Vi supplico: niente funerale, niente cerimonie. Il mio fidanzato mi ha chiesto di sposarlo a giugno.

Ma io non sarei mai la brava moglie di nessuno.

Sarà molto più felice senza di me. Dite a mio padre che, evidentemente, ho fin troppe cose in comune con mia madre“

Questo è il biglietto di addio della 23nne Evelyn McHale, che il primo maggio del '47 sale sull'Empire State Building e si getta dall'ottantaseiesimo piano finendo sul tetto della Limousine di un diplomatico americano. Un giovane fotografo passerà accanto al corpo pochi istanti dopo lo schianto e lo fotograferà regalando l'immagine di Evelyn all'eternità. Quella foto, finita poi sulla prima pagina del LIFE mostra il bellissimo viso della ragazza miracolosamente preservato, le labbra rosse, le mani guantate che sembrano giocare con il filo di perle intorno al collo, la posa innaturale ma elegante, le caviglie incrociate e lei, come addormentata, su un letto di lamiera.

L'immagine è stata ispiratrice di artisti e musicisti come Andy Wharol e David Bowie che hanno in qualche modo cercato di "capire" il gesto di Evelyn e tramutarlo in arte.

Nadia Busato nel suo " Non sarò mai la brava moglie di nessuno", edito da SEM, prova a ricostruire la vita della McHale e lo fa in dieci capitoli in cui dà voce a 10 personaggi diversi. Inizia dalla madre che, in fuga da una vita soffocante, abbandona i tanti figli e il marito quando Evelyn è ancora bambina, gesto che probabilmente segnerà fin troppo la vita della ragazza.

Dà voce alla sorella maggiore da cui Eve viveva nei giorni del suicidio e che viene chiamata a riconoscerne il corpo; al fidanzato che avrebbe dovuto sposare il mese successivo e che ne ricorda il bacio scambiato con lei alla stazione qualche ora prima; al poliziotto in servizio quel giorno, a una ex conoscenza, al fotografo che avrà la fortuna di scattare una delle fotografie più famose di sempre ma che non scatterà più nient'altro per il resto della vita.
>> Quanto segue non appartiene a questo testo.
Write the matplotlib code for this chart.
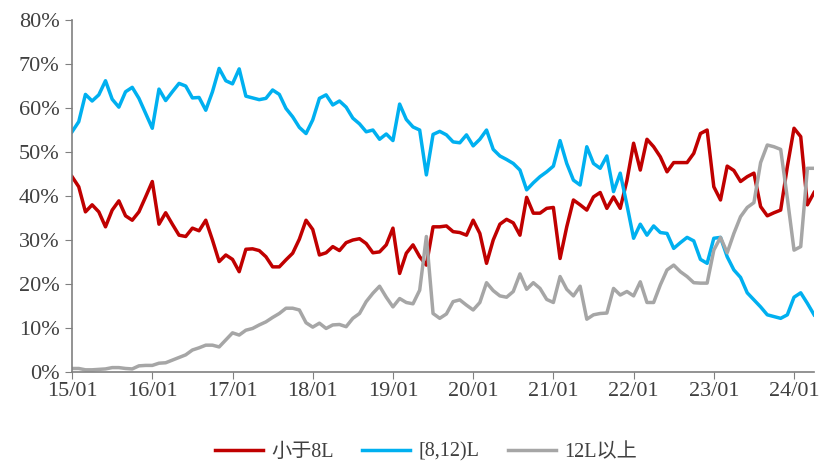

Parlano anche il primo suicida dall’inaugurazione dell’Empire State Building, ed Elvita Adams, che tentò di uccidersi lanciandosi anche lei dall’ ottantaseiesimo piano ma si salvò atterrando sul cornicione dal piano inferiore, spinta dal vento.

Nell'ultimo capitolo, a parlare, è ovviamente Evelyn: Inquieta e tormentata, a disagio in un mondo che non la rappresenta, dai ruoli femminili già definiti come tante gabbie dalle quali sembra impossibile uscire, quel mondo che lei rifiuta e che la depressione rende insopportabile.

La Busato, dopo anni di ricerche e grazie a una scrittura bellissima, chirurgica ma al contempo toccante, scrive un libro originale ed elegante provando a "spiegare" un suicidio, per quanto possibile. A cercare di comprenderlo e accettarlo.

Per me è stata una bellissima scoperta e penso che continuerò a seguirla, una scrittrice notevole ma ancora di più una donna sensibile, che in punta di piedi entra nella vita privata di un'altra donna dandole quella voce che le è mancata.

"Quando ti dicono che l'amore ti fa felice, ridi forte, non credergli, non farti fregare. Ognuno si salva da solo.

...

E se d'amore non si muore mai abbastanza, non è detto che poi si sopravviva. Perché qualcuno muore quando vuole morire?

No, non lo sapremo mai davvero che cosa è successo."